** Your task **
Restate the data exactly as given and keep the pictures out.

Collection entries:
+++

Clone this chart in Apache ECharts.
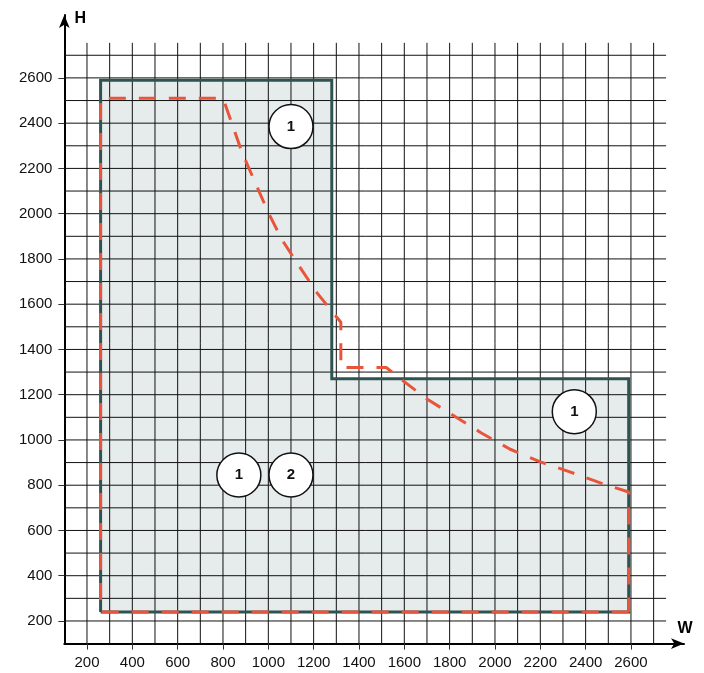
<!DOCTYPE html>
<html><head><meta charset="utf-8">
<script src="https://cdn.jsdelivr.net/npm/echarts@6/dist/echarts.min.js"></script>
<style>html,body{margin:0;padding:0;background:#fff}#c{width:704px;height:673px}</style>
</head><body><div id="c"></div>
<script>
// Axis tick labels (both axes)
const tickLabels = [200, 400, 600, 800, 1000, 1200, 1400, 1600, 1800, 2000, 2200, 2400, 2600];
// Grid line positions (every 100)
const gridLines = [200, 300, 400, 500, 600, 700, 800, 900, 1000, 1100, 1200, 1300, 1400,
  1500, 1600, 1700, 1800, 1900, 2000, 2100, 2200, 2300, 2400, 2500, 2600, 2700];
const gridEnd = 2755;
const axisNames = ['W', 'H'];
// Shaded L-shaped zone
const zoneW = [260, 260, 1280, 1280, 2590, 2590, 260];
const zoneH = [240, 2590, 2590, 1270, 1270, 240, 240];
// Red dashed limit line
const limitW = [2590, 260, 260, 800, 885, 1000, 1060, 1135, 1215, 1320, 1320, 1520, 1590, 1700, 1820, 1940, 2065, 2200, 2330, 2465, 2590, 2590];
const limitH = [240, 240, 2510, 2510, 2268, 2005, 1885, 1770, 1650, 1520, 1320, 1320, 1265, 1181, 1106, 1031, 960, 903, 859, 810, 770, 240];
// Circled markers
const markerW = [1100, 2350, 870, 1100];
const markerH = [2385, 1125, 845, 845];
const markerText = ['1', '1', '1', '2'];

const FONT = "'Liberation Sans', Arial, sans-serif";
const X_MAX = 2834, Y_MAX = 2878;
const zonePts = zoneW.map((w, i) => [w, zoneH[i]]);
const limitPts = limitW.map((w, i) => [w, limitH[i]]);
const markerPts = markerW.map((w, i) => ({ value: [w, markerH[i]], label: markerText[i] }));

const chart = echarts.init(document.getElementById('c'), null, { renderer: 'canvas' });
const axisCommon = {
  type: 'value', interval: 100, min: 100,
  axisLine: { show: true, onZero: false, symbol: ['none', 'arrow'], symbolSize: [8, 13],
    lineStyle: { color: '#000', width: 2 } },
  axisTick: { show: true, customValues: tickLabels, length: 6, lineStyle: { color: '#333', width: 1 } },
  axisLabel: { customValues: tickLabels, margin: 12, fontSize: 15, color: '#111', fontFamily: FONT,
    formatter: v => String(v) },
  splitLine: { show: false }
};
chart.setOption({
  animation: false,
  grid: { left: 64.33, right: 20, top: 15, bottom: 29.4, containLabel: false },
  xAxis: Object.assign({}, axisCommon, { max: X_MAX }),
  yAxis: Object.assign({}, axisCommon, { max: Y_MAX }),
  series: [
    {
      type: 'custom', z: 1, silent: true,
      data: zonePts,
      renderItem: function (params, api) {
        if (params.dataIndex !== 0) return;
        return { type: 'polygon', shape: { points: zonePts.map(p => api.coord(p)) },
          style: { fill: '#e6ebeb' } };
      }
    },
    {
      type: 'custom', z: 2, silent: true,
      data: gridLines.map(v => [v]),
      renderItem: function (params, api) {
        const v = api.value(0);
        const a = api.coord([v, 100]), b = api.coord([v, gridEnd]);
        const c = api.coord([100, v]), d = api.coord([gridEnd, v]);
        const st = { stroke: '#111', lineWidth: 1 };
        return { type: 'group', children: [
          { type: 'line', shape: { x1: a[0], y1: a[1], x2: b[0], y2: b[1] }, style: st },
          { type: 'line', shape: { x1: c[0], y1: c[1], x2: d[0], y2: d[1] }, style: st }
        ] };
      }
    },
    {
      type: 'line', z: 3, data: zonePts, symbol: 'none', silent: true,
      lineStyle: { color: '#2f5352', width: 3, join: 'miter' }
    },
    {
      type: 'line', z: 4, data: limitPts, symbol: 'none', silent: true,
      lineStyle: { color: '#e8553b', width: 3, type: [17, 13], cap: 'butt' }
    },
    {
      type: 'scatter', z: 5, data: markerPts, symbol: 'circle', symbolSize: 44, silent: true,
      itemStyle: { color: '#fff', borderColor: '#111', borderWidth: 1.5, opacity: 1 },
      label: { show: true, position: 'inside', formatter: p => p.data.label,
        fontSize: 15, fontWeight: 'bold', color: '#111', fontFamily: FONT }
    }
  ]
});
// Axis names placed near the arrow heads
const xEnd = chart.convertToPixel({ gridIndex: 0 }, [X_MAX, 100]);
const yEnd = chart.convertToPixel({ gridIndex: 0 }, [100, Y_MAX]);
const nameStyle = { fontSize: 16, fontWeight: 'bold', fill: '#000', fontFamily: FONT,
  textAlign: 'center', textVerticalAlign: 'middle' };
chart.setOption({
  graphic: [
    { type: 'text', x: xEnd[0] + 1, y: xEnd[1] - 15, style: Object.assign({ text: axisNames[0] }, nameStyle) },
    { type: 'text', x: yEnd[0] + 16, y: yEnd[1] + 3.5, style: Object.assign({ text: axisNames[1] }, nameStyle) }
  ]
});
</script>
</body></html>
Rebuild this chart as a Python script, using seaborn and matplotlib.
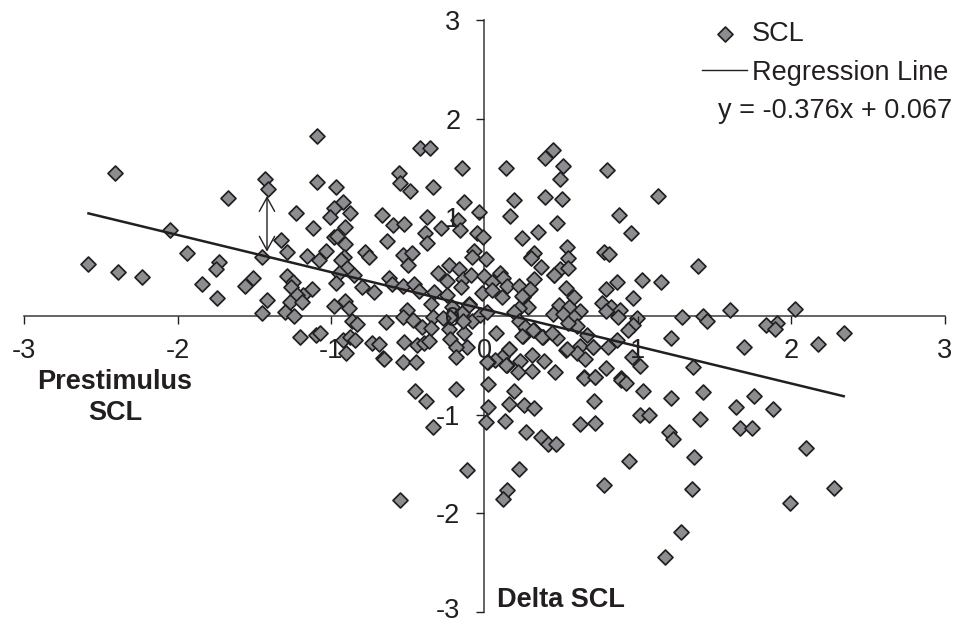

+++

** Solution to this exercise **
Clone this chart in Apache ECharts.
<!DOCTYPE html>
<html><head><meta charset="utf-8">
<script src="https://cdn.jsdelivr.net/npm/echarts@6/dist/echarts.min.js"></script>
<style>html,body{margin:0;padding:0;background:#fff}#c{width:704px;height:673px}</style>
</head><body><div id="c"></div>
<script>
// Axis tick labels (both axes)
const tickLabels = [200, 400, 600, 800, 1000, 1200, 1400, 1600, 1800, 2000, 2200, 2400, 2600];
// Grid line positions (every 100)
const gridLines = [200, 300, 400, 500, 600, 700, 800, 900, 1000, 1100, 1200, 1300, 1400,
  1500, 1600, 1700, 1800, 1900, 2000, 2100, 2200, 2300, 2400, 2500, 2600, 2700];
const gridEnd = 2755;
const axisNames = ['W', 'H'];
// Shaded L-shaped zone
const zoneW = [260, 260, 1280, 1280, 2590, 2590, 260];
const zoneH = [240, 2590, 2590, 1270, 1270, 240, 240];
// Red dashed limit line
const limitW = [2590, 260, 260, 800, 885, 1000, 1060, 1135, 1215, 1320, 1320, 1520, 1590, 1700, 1820, 1940, 2065, 2200, 2330, 2465, 2590, 2590];
const limitH = [240, 240, 2510, 2510, 2268, 2005, 1885, 1770, 1650, 1520, 1320, 1320, 1265, 1181, 1106, 1031, 960, 903, 859, 810, 770, 240];
// Circled markers
const markerW = [1100, 2350, 870, 1100];
const markerH = [2385, 1125, 845, 845];
const markerText = ['1', '1', '1', '2'];

const FONT = "'Liberation Sans', Arial, sans-serif";
const X_MAX = 2834, Y_MAX = 2878;
const zonePts = zoneW.map((w, i) => [w, zoneH[i]]);
const limitPts = limitW.map((w, i) => [w, limitH[i]]);
const markerPts = markerW.map((w, i) => ({ value: [w, markerH[i]], label: markerText[i] }));

const chart = echarts.init(document.getElementById('c'), null, { renderer: 'canvas' });
const axisCommon = {
  type: 'value', interval: 100, min: 100,
  axisLine: { show: true, onZero: false, symbol: ['none', 'arrow'], symbolSize: [8, 13],
    lineStyle: { color: '#000', width: 2 } },
  axisTick: { show: true, customValues: tickLabels, length: 6, lineStyle: { color: '#333', width: 1 } },
  axisLabel: { customValues: tickLabels, margin: 12, fontSize: 15, color: '#111', fontFamily: FONT,
    formatter: v => String(v) },
  splitLine: { show: false }
};
chart.setOption({
  animation: false,
  grid: { left: 64.33, right: 20, top: 15, bottom: 29.4, containLabel: false },
  xAxis: Object.assign({}, axisCommon, { max: X_MAX }),
  yAxis: Object.assign({}, axisCommon, { max: Y_MAX }),
  series: [
    {
      type: 'custom', z: 1, silent: true,
      data: zonePts,
      renderItem: function (params, api) {
        if (params.dataIndex !== 0) return;
        return { type: 'polygon', shape: { points: zonePts.map(p => api.coord(p)) },
          style: { fill: '#e6ebeb' } };
      }
    },
    {
      type: 'custom', z: 2, silent: true,
      data: gridLines.map(v => [v]),
      renderItem: function (params, api) {
        const v = api.value(0);
        const a = api.coord([v, 100]), b = api.coord([v, gridEnd]);
        const c = api.coord([100, v]), d = api.coord([gridEnd, v]);
        const st = { stroke: '#111', lineWidth: 1 };
        return { type: 'group', children: [
          { type: 'line', shape: { x1: a[0], y1: a[1], x2: b[0], y2: b[1] }, style: st },
          { type: 'line', shape: { x1: c[0], y1: c[1], x2: d[0], y2: d[1] }, style: st }
        ] };
      }
    },
    {
      type: 'line', z: 3, data: zonePts, symbol: 'none', silent: true,
      lineStyle: { color: '#2f5352', width: 3, join: 'miter' }
    },
    {
      type: 'line', z: 4, data: limitPts, symbol: 'none', silent: true,
      lineStyle: { color: '#e8553b', width: 3, type: [17, 13], cap: 'butt' }
    },
    {
      type: 'scatter', z: 5, data: markerPts, symbol: 'circle', symbolSize: 44, silent: true,
      itemStyle: { color: '#fff', borderColor: '#111', borderWidth: 1.5, opacity: 1 },
      label: { show: true, position: 'inside', formatter: p => p.data.label,
        fontSize: 15, fontWeight: 'bold', color: '#111', fontFamily: FONT }
    }
  ]
});
// Axis names placed near the arrow heads
const xEnd = chart.convertToPixel({ gridIndex: 0 }, [X_MAX, 100]);
const yEnd = chart.convertToPixel({ gridIndex: 0 }, [100, Y_MAX]);
const nameStyle = { fontSize: 16, fontWeight: 'bold', fill: '#000', fontFamily: FONT,
  textAlign: 'center', textVerticalAlign: 'middle' };
chart.setOption({
  graphic: [
    { type: 'text', x: xEnd[0] + 1, y: xEnd[1] - 15, style: Object.assign({ text: axisNames[0] }, nameStyle) },
    { type: 'text', x: yEnd[0] + 16, y: yEnd[1] + 3.5, style: Object.assign({ text: axisNames[1] }, nameStyle) }
  ]
});
</script>
</body></html>
Rebuild this chart as a Python script, using seaborn and matplotlib.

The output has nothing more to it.